NVIDIA GPU Cloud is a "Cloud Platform" with options for on premises GPU Environments that are used for Deep Learning which includes learning for facial recognition, drug discovery, video captioning, speech recognition, autonomous driving. Now, these GPUs are obviously the some of the most powerful in the world but, without a WebUI the usefulness of these GPUs are limited to only the most hardcore tech companies for Deep Learning. I joined the team to design the WebUI layer to change that.
What does the new User need in the WebUI?
There are four main components to running Deep Learning on GPUs:
ACE(Accelerated Computing Environment) are different GPU environments, the 1,000's of GPUs in the Cloud, TitanX GPU Card, the NVIDIA Workstation, DGX-1 and the DGX-2.
Datasets are used for Deep Learning training. A great example is facial recognition for Facebook picture uploads. To build a Neural Network that powerful you need TONS of training data. So, imagine one million human face images and one million plant pictures in two directories that will be fed through a network to understand basic properties of a face and what is not a face. "Datasets" are those sets of training data.

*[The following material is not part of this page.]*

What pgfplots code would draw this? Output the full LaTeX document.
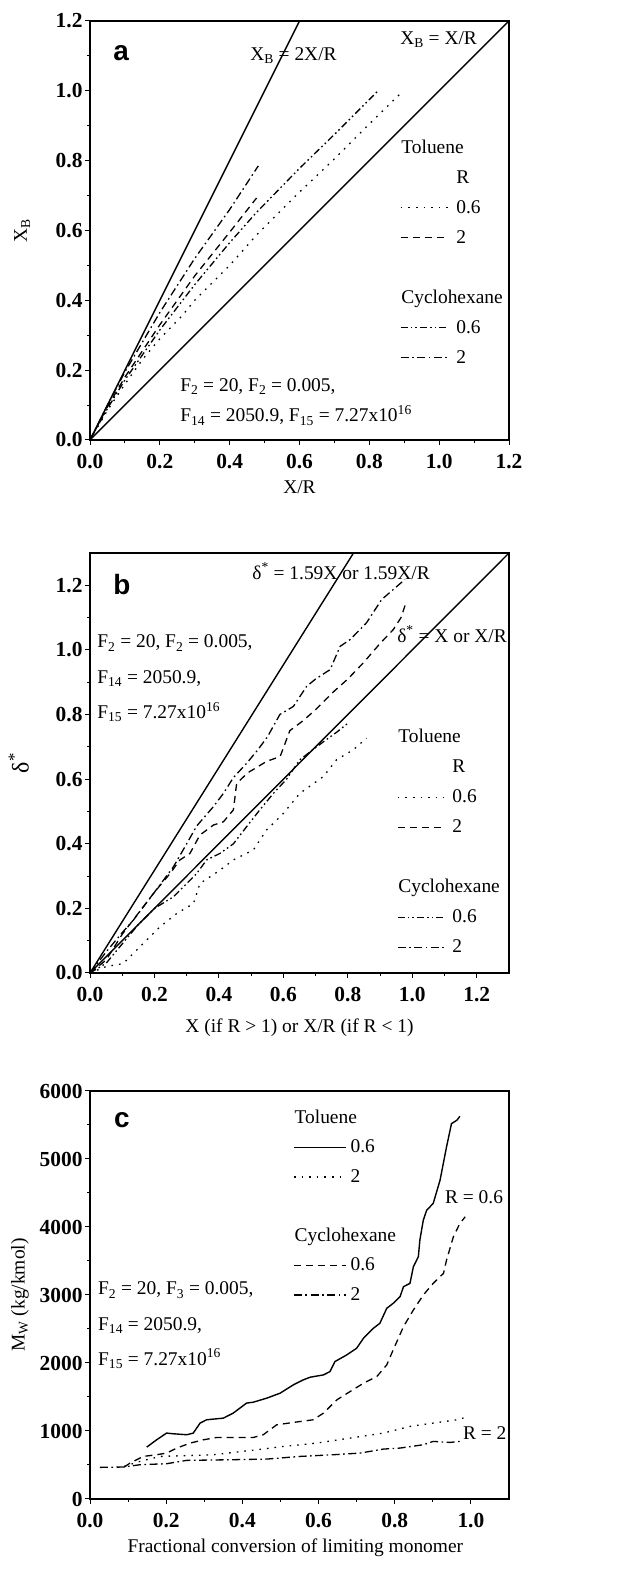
\documentclass[border=0pt]{standalone}
\usepackage{fontspec}
\setmainfont{Liberation Serif}
\newfontfamily\sansfont{Liberation Sans}
\usepackage{pgfplots}
\pgfplotsset{compat=1.18}

\tikzset{
 dotl/.style={line width=1.3bp, dash pattern=on 1.6bp off 6bp},
 dashl/.style={line width=1.3bp, dash pattern=on 7bp off 5bp},
 ddotl/.style={line width=1.3bp, dash pattern=on 7bp off 3bp on 1.6bp off 3bp on 1.6bp off 3bp},
 dotdl/.style={line width=1.3bp, dash pattern=on 8bp off 3.5bp on 1.6bp off 3.5bp},
 soll/.style={line width=1.4bp},
}
\newcommand{\txt}{\fontsize{19.5}{22}\selectfont}
\pgfplotsset{
 panel/.style={
  scale only axis, width=419bp, clip=false,
  axis line style={line width=1.1bp},
  tick align=outside, xtick pos=left, ytick pos=left,
  major tick length=5bp, minor tick length=3bp,
  every tick/.style={line width=1bp, black},
  minor tick num=1,
  tick label style={font=\fontsize{21.5}{23}\selectfont\bfseries},
  xticklabel style={yshift=-6bp},
  yticklabel style={xshift=1bp},
  /pgf/number format/assume math mode=true,
  /pgf/number format/fixed, /pgf/number format/fixed zerofill,
  /pgf/number format/precision=1,
  label style={font=\txt},
  legend cell align=left,
  legend image code/.code={\draw[##1] (0bp,0.5bp) -- (47bp,0.5bp);},
 },
 lgd/.style={legend style={draw=none, fill=none, at={(rel axis cs:#1)}, anchor=north west,
   inner sep=0pt, outer sep=0pt, row sep=12bp, column sep=8bp, font=\txt,
   nodes={inner sep=0pt, text height=14bp, text depth=4bp}}},
}

\begin{document}
\begin{tikzpicture}
\useasboundingbox (0,0) rectangle (643bp,1577bp);

% ---------------- panel a ----------------
\begin{axis}[panel, at={(90bp,1137bp)}, anchor=south west, height=419bp,
  xmin=0, xmax=1.2, ymin=0, ymax=1.2,
  xtick={0,0.2,...,1.21}, ytick={0,0.2,...,1.21},
  xlabel={X/R}, ylabel={X\textsubscript{B}},
  xlabel style={at={(rel axis cs:0.5,-0.112)}, anchor=center},
  ylabel style={at={(rel axis cs:-0.162,0.5)}, anchor=center},
  lgd={0.74,0.718}]
\addplot[soll, forget plot] coordinates {(0,0) (0.6,1.2)};
\addplot[soll, forget plot] coordinates {(0,0) (1.2,1.2)};
\addplot[dotl, forget plot] coordinates {(0,0) (0.05,0.085) (0.1,0.16) (0.15,0.23) (0.2,0.29) (0.263,0.355) (0.3,0.40) (0.4,0.50) (0.477,0.587) (0.6,0.71) (0.7,0.805) (0.8,0.905) (0.897,1.0)};
\addplot[dashl, forget plot] coordinates {(0,0) (0.05,0.095) (0.1,0.18) (0.2,0.33) (0.3,0.47) (0.4,0.595) (0.477,0.693)};
\addplot[ddotl, forget plot] coordinates {(0,0) (0.05,0.09) (0.1,0.172) (0.2,0.315) (0.3,0.445) (0.4,0.565) (0.477,0.652) (0.6,0.778) (0.7,0.875) (0.825,1.0)};
\addplot[dotdl, forget plot] coordinates {(0,0) (0.05,0.1) (0.1,0.195) (0.2,0.365) (0.3,0.52) (0.4,0.66) (0.482,0.785)};
\addlegendimage{empty legend}\addlegendentry{\hspace*{-55bp}Toluene}
\addlegendimage{empty legend}\addlegendentry{R}
\addlegendimage{dotl}\addlegendentry{0.6}
\addlegendimage{dashl}\addlegendentry{2}
\addlegendimage{empty legend}\addlegendentry{}
\addlegendimage{empty legend}\addlegendentry{\hspace*{-55bp}Cyclohexane}
\addlegendimage{ddotl}\addlegendentry{0.6}
\addlegendimage{dotdl}\addlegendentry{2}
\node[anchor=center, font=\fontsize{28}{30}\selectfont\sansfont\bfseries] at (rel axis cs:0.074,0.924) {a};
\node[anchor=base west, font=\txt, inner sep=0pt] at (rel axis cs:0.382,0.905) {X\textsubscript{B} = 2X/R};
\node[anchor=base west, font=\txt, inner sep=0pt] at (rel axis cs:0.74,0.943) {X\textsubscript{B} = X/R};
\node[anchor=base west, font=\txt, inner sep=0pt] at (rel axis cs:0.215,0.115) {F\textsubscript{2} = 20, F\textsubscript{2} = 0.005,};
\node[anchor=base west, font=\txt, inner sep=0pt] at (rel axis cs:0.215,0.043) {F\textsubscript{14} = 2050.9, F\textsubscript{15} = 7.27x10\textsuperscript{16}};
\end{axis}

% ---------------- panel b ----------------
\begin{axis}[panel, at={(90bp,604bp)}, anchor=south west, height=420bp,
  xmin=0, xmax=1.3, ymin=0, ymax=1.3,
  xtick={0,0.2,...,1.21}, ytick={0,0.2,...,1.21},
  xlabel={X (if R > 1) or X/R (if R < 1)},
  ylabel={\fontsize{24}{26}\selectfont δ\textsuperscript{*}},
  xlabel style={at={(rel axis cs:0.5,-0.131)}, anchor=center},
  ylabel style={at={(rel axis cs:-0.17,0.5)}, anchor=center},
  legend image code/.code={\draw[#1] (0bp,0.5bp) -- (46bp,0.5bp);},
  lgd={0.733,0.581}]
\addplot[soll, forget plot] coordinates {(0,0) (0.8176,1.3)};
\addplot[soll, forget plot] coordinates {(0,0) (1.3,1.3)};
% Cyclohexane R=2 (dash-dot)
\addplot[dotdl, forget plot] coordinates {(0,0) (0.05,0.065) (0.1,0.125) (0.134,0.163) (0.2,0.25) (0.259,0.329) (0.30,0.40) (0.331,0.455) (0.383,0.515) (0.414,0.556) (0.445,0.605) (0.486,0.649) (0.52,0.69) (0.55,0.73) (0.589,0.80) (0.631,0.825) (0.672,0.887) (0.70,0.91) (0.745,0.939) (0.776,1.011) (0.807,1.032) (0.858,1.084) (0.905,1.156) (0.941,1.187) (0.977,1.218)};
% Toluene R=2 (dashed)
\addplot[dashl, forget plot] coordinates {(0,0) (0.05,0.04) (0.1,0.12) (0.15,0.185) (0.2,0.25) (0.25,0.31) (0.279,0.35) (0.31,0.37) (0.341,0.427) (0.383,0.458) (0.414,0.468) (0.445,0.505) (0.455,0.587) (0.49,0.62) (0.548,0.655) (0.59,0.67) (0.62,0.75) (0.66,0.78) (0.70,0.815) (0.755,0.87) (0.80,0.91) (0.848,0.96) (0.90,1.02) (0.941,1.063) (0.965,1.10) (0.982,1.151)};
% Toluene R=0.6 (dotted)
\addplot[dotl, forget plot] coordinates {(0,0) (0.05,0.02) (0.103,0.029) (0.155,0.081) (0.217,0.143) (0.269,0.184) (0.321,0.215) (0.341,0.277) (0.403,0.318) (0.445,0.35) (0.507,0.381) (0.548,0.443) (0.60,0.494) (0.651,0.556) (0.724,0.608) (0.765,0.66) (0.817,0.691) (0.858,0.727)};
% Cyclohexane R=0.6 (dash-dot-dot)
\addplot[ddotl, forget plot] coordinates {(0,0) (0.05,0.03) (0.1,0.09) (0.15,0.15) (0.2,0.2) (0.259,0.236) (0.331,0.308) (0.362,0.35) (0.403,0.37) (0.445,0.40) (0.486,0.453) (0.527,0.505) (0.569,0.556) (0.61,0.60) (0.651,0.66) (0.69,0.69) (0.73,0.72) (0.765,0.745) (0.80,0.773)};
\addlegendimage{empty legend}\addlegendentry{\hspace*{-54bp}Toluene}
\addlegendimage{empty legend}\addlegendentry{R}
\addlegendimage{dotl}\addlegendentry{0.6}
\addlegendimage{dashl}\addlegendentry{2}
\addlegendimage{empty legend}\addlegendentry{}
\addlegendimage{empty legend}\addlegendentry{\hspace*{-54bp}Cyclohexane}
\addlegendimage{ddotl}\addlegendentry{0.6}
\addlegendimage{dotdl}\addlegendentry{2}
\node[anchor=center, font=\fontsize{28}{30}\selectfont\sansfont\bfseries] at (rel axis cs:0.076,0.924) {b};
\node[anchor=base west, font=\txt, inner sep=0pt] at (rel axis cs:0.387,0.938) {δ\textsuperscript{*} = 1.59X or 1.59X/R};
\node[anchor=base west, font=\txt, inner sep=0pt] at (rel axis cs:0.733,0.788) {δ\textsuperscript{*} = X or X/R};
\node[anchor=base west, font=\txt, inner sep=0pt] at (rel axis cs:0.017,0.774) {F\textsubscript{2} = 20, F\textsubscript{2} = 0.005,};
\node[anchor=base west, font=\txt, inner sep=0pt] at (rel axis cs:0.017,0.690) {F\textsubscript{14} = 2050.9,};
\node[anchor=base west, font=\txt, inner sep=0pt] at (rel axis cs:0.017,0.605) {F\textsubscript{15} = 7.27x10\textsuperscript{16}};
\end{axis}

% ---------------- panel c ----------------
\begin{axis}[panel, at={(90bp,78bp)}, anchor=south west, height=408bp,
  xmin=0, xmax=1.1, ymin=0, ymax=6000,
  xtick={0,0.2,...,1.01}, ytick={0,1000,...,6000},
  yticklabel style={/pgf/number format/fixed zerofill=false, /pgf/number format/precision=0, /pgf/number format/1000 sep={}},
  xlabel={Fractional conversion of limiting monomer},
  ylabel={M\textsubscript{W} (kg/kmol)},
  xlabel style={at={(rel axis cs:0.49,-0.12)}, anchor=center},
  ylabel style={at={(rel axis cs:-0.167,0.5)}, anchor=center},
  legend image code/.code={\draw[#1] (0bp,0.5bp) -- (52bp,0.5bp);},
  lgd={0.485,0.955},
  legend style={column sep=4bp, row sep=11.5bp}]
% Toluene R=0.6 (solid)
\addplot[soll, forget plot] coordinates {(0.149,763) (0.175,871) (0.201,969) (0.219,959) (0.254,945) (0.271,969) (0.289,1116) (0.306,1165) (0.35,1189) (0.376,1263) (0.411,1410) (0.429,1424) (0.464,1483) (0.499,1556) (0.534,1679) (0.56,1752) (0.578,1791) (0.613,1825) (0.630,1874) (0.643,2021) (0.674,2119) (0.70,2217) (0.718,2364) (0.744,2511) (0.761,2584) (0.779,2804) (0.796,2878) (0.814,2976) (0.823,3122) (0.840,3171) (0.849,3416) (0.862,3563) (0.866,3808) (0.875,4101) (0.884,4248) (0.901,4346) (0.919,4689) (0.936,5178) (0.949,5520) (0.963,5569) (0.971,5628)};
% Toluene R=2 (dotted)
\addplot[dotl, forget plot] coordinates {(0.09,480) (0.131,553) (0.184,626) (0.324,651) (0.438,724) (0.508,773) (0.595,822) (0.683,896) (0.770,969) (0.84,1067) (0.901,1116) (0.963,1165) (0.989,1204)};
% Cyclohexane R=0.6 (dashed)
\addplot[dashl, forget plot] coordinates {(0.09,470) (0.105,528) (0.14,626) (0.175,651) (0.201,675) (0.228,749) (0.263,822) (0.298,871) (0.333,905) (0.376,905) (0.429,905) (0.455,945) (0.49,1091) (0.534,1126) (0.586,1165) (0.613,1263) (0.648,1458) (0.683,1581) (0.718,1703) (0.753,1801) (0.779,1972) (0.796,2193) (0.823,2535) (0.849,2780) (0.875,3000) (0.901,3171) (0.928,3318) (0.936,3514) (0.954,3857) (0.971,4052) (0.985,4150)};
% Cyclohexane R=2 (dash-dot)
\addplot[dotdl, forget plot] coordinates {(0.026,465) (0.088,470) (0.131,504) (0.201,519) (0.254,568) (0.376,578) (0.464,587) (0.551,626) (0.639,651) (0.709,675) (0.770,734) (0.814,749) (0.875,798) (0.901,847) (0.945,832) (0.971,847)};
\addlegendimage{empty legend}\addlegendentry{\hspace*{-56bp}Toluene}
\addlegendimage{soll}\addlegendentry{0.6}
\addlegendimage{dotl}\addlegendentry{2}
\addlegendimage{empty legend}\addlegendentry{}
\addlegendimage{empty legend}\addlegendentry{\hspace*{-56bp}Cyclohexane}
\addlegendimage{dashl}\addlegendentry{0.6}
\addlegendimage{dotdl}\addlegendentry{2}
\node[anchor=center, font=\fontsize{28}{30}\selectfont\sansfont\bfseries] at (rel axis cs:0.076,0.929) {c};
\node[anchor=base west, font=\txt, inner sep=0pt] at (rel axis cs:0.847,0.725) {R = 0.6};
\node[anchor=base west, font=\txt, inner sep=0pt] at (rel axis cs:0.89,0.145) {R = 2};
\node[anchor=base west, font=\txt, inner sep=0pt] at (rel axis cs:0.019,0.50) {F\textsubscript{2} = 20, F\textsubscript{3} = 0.005,};
\node[anchor=base west, font=\txt, inner sep=0pt] at (rel axis cs:0.019,0.414) {F\textsubscript{14} = 2050.9,};
\node[anchor=base west, font=\txt, inner sep=0pt] at (rel axis cs:0.019,0.328) {F\textsubscript{15} = 7.27x10\textsuperscript{16}};
\end{axis}
\end{tikzpicture}
\end{document}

Images(Containers) is an immutable file that's essentially a snapshot of a container. The Container wraps a piece of software in a complete filesystem that contains everything needed to run: code, runtime, system tools, system libraries, environment variables to run a particular Deep Learning job.
Job Creation is an amalgamation of the previous items. It is Container running on an ACE Instance(specific GPU set) taking in one or more Datasets and building what will be a result(or training model).
To recap, the user will be using our WebUI to build jobs with varying attributes to train neural networks and build training models.